For me the single most important factor in my relationship with my mat is how I feel about it. If I squirm and slip while I’m practicing yoga, It’s just not the mat for me. If I can’t relax during Savasana it’s not the mat for me. It doesn’t matter if the mat is thick or thin, if it is made of rubber or not – being comfortable is my deciding factor. You simply cannot tell just by looking, or even using a mat one or two times, if you will be comfortable with that mat. That is why I’m grateful that most studios have mats for rent or use. This way you don’t have to suffer through using whatever mat you got for free or the least expensive mat. You can try several mats to determine which mat you are comfortable with. I always encourage my students to try several mats until they are sure they have found their “perfect” mat. This is a lifelong relationship you’re investing in.

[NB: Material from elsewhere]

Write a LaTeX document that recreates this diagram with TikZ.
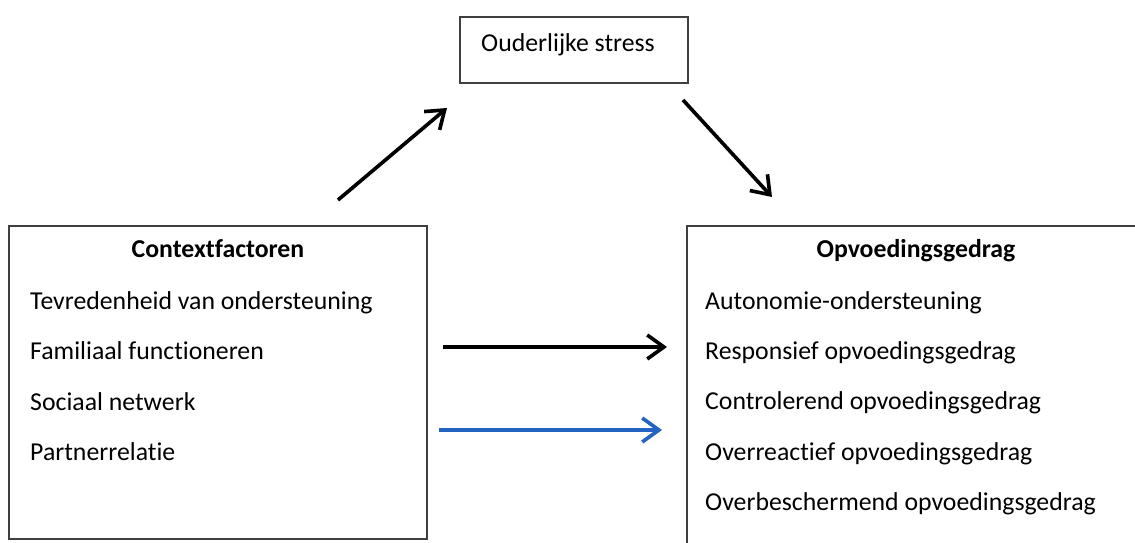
\documentclass[tikz,border=0pt]{standalone}
\usepackage{fontspec}
\setmainfont{Carlito}[Ligatures=NoCommon]
\usetikzlibrary{arrows.meta}

\definecolor{pijlblauw}{RGB}{35,100,195}

\tikzset{
    kader/.style={draw=black!75, line width=1.3pt, inner sep=0pt},
    kop/.style={anchor=base, inner sep=0pt, font=\fontsize{22}{26}\selectfont\bfseries},
    regel/.style={anchor=base west, inner sep=0pt},
    pijl/.style={line width=3.1pt, -{Straight Barb[length=0.5cm, width=0.72cm]}},
}

\begin{document}
\begin{tikzpicture}[x=0.03cm, y=-0.03cm, font=\fontsize{22}{26}\selectfont]
    \useasboundingbox (0,0) rectangle (1135,543);
    \clip (0,0) rectangle (1135,543);

    % kaders
    \node[kader, minimum width=6.84cm, minimum height=1.98cm] (stress) at (574,50) {};
    \node[kader, minimum width=12.54cm, minimum height=9.39cm] (context) at (218,382.5) {};
    \node[kader, minimum width=13.74cm, minimum height=10.32cm] (gedrag) at (916,398) {};

    % teksten
    \node[regel] (stresstekst) at (481,52) {Ouderlijke stress};

    \node[kop] (contextkop) at (218,258) {Contextfactoren};
    \foreach \tekst [count=\i] in {Tevredenheid van ondersteuning, Familiaal functioneren,
        Sociaal netwerk, Partnerrelatie}
        \node[regel] (context\i) at (30,259+50.5*\i) {\tekst};

    \node[kop] (gedragkop) at (916,258) {Opvoedingsgedrag};
    \foreach \tekst [count=\i] in {Autonomie-ondersteuning, Responsief opvoedingsgedrag,
        Controlerend opvoedingsgedrag, Overreactief opvoedingsgedrag,
        Overbeschermend opvoedingsgedrag}
        \node[regel] (gedrag\i) at (705,259+50.3*\i) {\tekst};

    % eindpunten van de pijlen
    \coordinate (naarstress-a) at (338,200);
    \coordinate (naarstress-b) at (447,108);
    \coordinate (vanstress-a) at (683,100);
    \coordinate (vanstress-b) at (772,197);
    \coordinate (direct-a) at (443,347);
    \coordinate (direct-b) at (667,347);
    \coordinate (blauw-a) at (439,430);
    \coordinate (blauw-b) at (662,430);

    % pijlen
    \draw[pijl] (naarstress-a) -- (naarstress-b);
    \draw[pijl] (vanstress-a) -- (vanstress-b);
    \draw[pijl] (direct-a) -- (direct-b);
    \draw[pijl, pijlblauw] (blauw-a) -- (blauw-b);
\end{tikzpicture}
\end{document}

I went through five different mats before I found the one I was most comfortable with. It is a rubber mat, which makes it very sticky, and it is very thin, which helps with my balance challenges. It is turquoise and makes me think of the ocean every time I step on it. When I’m in Savasana I hear the gentle waves lapping against my mat and I’m in the islands relaxing. It is not the least expensive mat nor the most expensive mat, but it’s my mat.
I just mentioned some of the things you should consider when finding the perfect mat. Here are some more things to consider. Do you need a thicker mat? Do you have joint issues that would benefit from extra padding? Or is balance your biggest challenge (and therefore a thinner mat would be better for you)? Do you practice Bikram Yoga (hot yoga) and need a very sticky mat to keep you from slipping through all the sweat? Is texture a big issue for you? There are several mats that have two sides with two different textures to them. Are you latex sensitive? You need to choose a rubber-free mat. Are environmental concerns your deciding factor? There are sustainably manufactured mats.
After I purchased my perfect mat I was completely frustrated. I had tried it out for several weeks at the yoga studio, and it was great, but when I used the mat I purchased I slipped and couldn’t get set in a stable flow. I was going to return the mat until I had a conversation with my teacher. She asked if I had prepared my mat for class. I thought she was making a joke but she was dead serious. Another learning experience for me. You need to let your mat breathe for a couple of days before you use it. Lay it out at home flat. Don’t use detergent dish soap to wash your mat. Make sure it is completely clear of soap, or you will slip when you practice the first few times. If it is warm out, and you have a place to do it, air it out outside. You will be much happier with your mat if it’s prepared correctly.
I like to remind myself that Yoga is a mind-body connection. It is deliberate and meditative. Yoga helps you become strong physically, mentally and spiritually, just as our sleep helps us to heal and regenerate. We don’t leave our sleep to just any old mattress, so don’t leave your Yoga to just any old mat.